Let’s say that you want to buy a $500,000 property. That means you only need to raise a deposit, which could be as little as $50,000, right?

This is the first thing that pops up to many investors’ minds when they look at the cost of the property they want to buy. But when they think a bit harder, they realise that there are so many additional costs involved.

It’s like buying a property thinking that you’ll only have to touch it up a bit. But the closer you look, more and more issues start showing up. At one point, you realise that the property requires a ton of work.

Of course, seasoned investors already know how this works very well.

Rookies, on the other hand, often overlook many costs associated with taking out a loan and purchasing a property. 

So what are those additional costs that you’ll have to take into account?

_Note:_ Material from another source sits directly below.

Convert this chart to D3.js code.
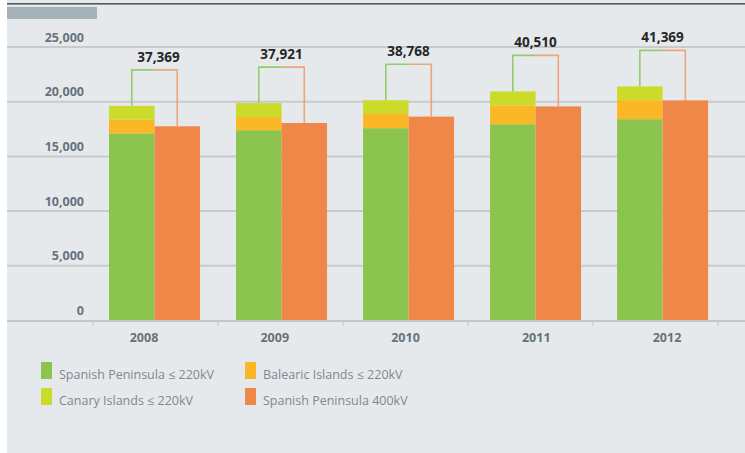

First, you have your general acquisition costs. These include stamp duty, legal costs, and inspection costs, to name a few.

As far as stamp duty goes, you should know that it varies from one state to another. This is why it’s crucial that you research your chosen state and enter the correct one on your application. Otherwise, you might run into trouble or overpay the stamp duty.

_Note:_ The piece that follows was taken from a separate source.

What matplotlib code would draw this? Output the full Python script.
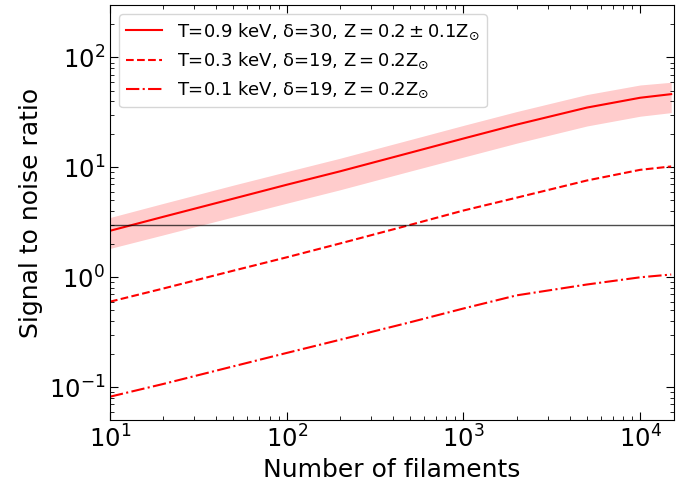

As for legal and inspection costs, it’s best that you talk to your lawyer or solicitor about them. You can call them and say that you’re thinking of buying a property for XXX dollars, and you need an estimate based on that valuation.

Aside from the acquisition costs, you’ll often face application fees. It’s vital that you get these fees in writing so that you know exactly what to expect. 

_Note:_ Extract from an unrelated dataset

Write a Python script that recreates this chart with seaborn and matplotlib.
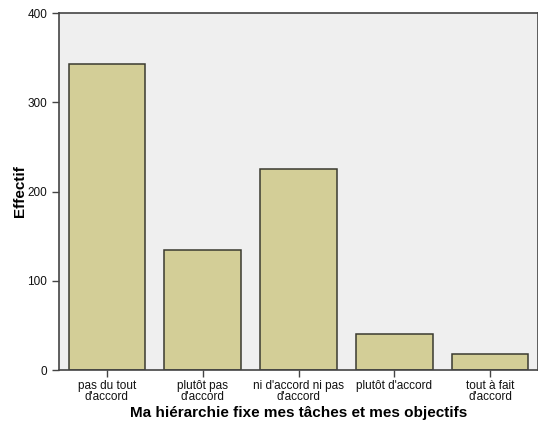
import pandas as pd
import seaborn as sns
import matplotlib.pyplot as plt

# Réponses et effectifs
CATEGORIES = ['pas du tout\nd\'accord', 'plutôt pas\nd\'accord',
              'ni d\'accord ni pas\nd\'accord', 'plutôt d\'accord',
              'tout à fait\nd\'accord']
COUNTS = [343, 134, 225, 40, 18]
Y_TICKS = [0, 100, 200, 300, 400]

BAR_COLOR = '#d3ce97'
EDGE_COLOR = '#3a3a30'
BG_COLOR = '#efefef'


def main() -> None:
    sns.set_style('white')
    plt.rcParams['font.family'] = ['Liberation Sans', 'DejaVu Sans']

    df = pd.DataFrame({'reponse': CATEGORIES, 'effectif': COUNTS})

    fig = plt.figure(figsize=(5.38, 4.28), dpi=100)
    ax = fig.add_axes([0.1097, 0.1355, 0.8903, 0.834])
    sns.barplot(
        x='reponse', y='effectif', data=df, order=CATEGORIES,
        color=BAR_COLOR, edgecolor=EDGE_COLOR, linewidth=1.1,
        width=0.8, saturation=1, ax=ax
    )
    ax.set_facecolor(BG_COLOR)
    ax.set_xlim(-0.5, 4.5)
    ax.set_ylim(0, 400)
    ax.set_yticks(Y_TICKS)

    for side in ['left', 'bottom', 'top', 'right']:
        ax.spines[side].set_color('#444444')
        ax.spines[side].set_linewidth(1.2)

    ax.tick_params(axis='both', direction='out', length=5, width=1,
                   color='#444444', labelsize=8.5, labelcolor='#111111',
                   left=True, bottom=True)
    ax.tick_params(axis='x', pad=2)
    for lbl in ax.get_xticklabels():
        lbl.set_linespacing(0.9)

    ax.set_xlabel('Ma hiérarchie fixe mes tâches et mes objectifs',
                  fontsize=11, fontweight='bold', labelpad=2, color='black')
    ax.set_ylabel('Effectif', fontsize=11, fontweight='bold', labelpad=0,
                  color='black')

    fig.savefig('out.png', dpi=100)
    plt.close(fig)


if __name__ == '__main__':
    main()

You may also have to pay the valuation fees, which can vary greatly. Some banks will do the valuation for free, while others will provide you with a list of valuers to reach out to. 

When you do, bear in mind that the fees can be way above what you should pay. Some valuers are very busy, so they jack up the prices simply because they don’t want to take on more work. 

The next thing you’ll have to check is the interest rate, coupled with the banks’ fees. When you do, make sure to compare loans like apples for apples. Sometimes, the way the loan gets presented doesn’t really paint the right picture, so you might end up overpaying down the line.

For example, you might find an interest-only loan at a rate of 4.7%. In some cases, it would be better to go with a loan that comes at 5%. This may be the case if the latter loan has much lower fees.

Furthermore, some banks have ongoing monthly fees. These can add up to a hefty sum of money in the long run.

This is why it pays to bring in a broker and work with them. A good broker can crunch the numbers for you and show you a better option. You’ll be sure that you’re choosing the right one without having to struggle with doing all sorts of calculations.

Generally speaking, the best way to see how much your loan will cost you is also the simplest:

Just ask.

Reach out to a banker or broker and tell them that you want to take out a loan. Then, ask them to put all associated costs in writing and give the information to you.

Don’t underestimate the power that even the slightest of changes in fees and costs can have. Over time, you might either waste or save a ton of money, depending on how you do your research.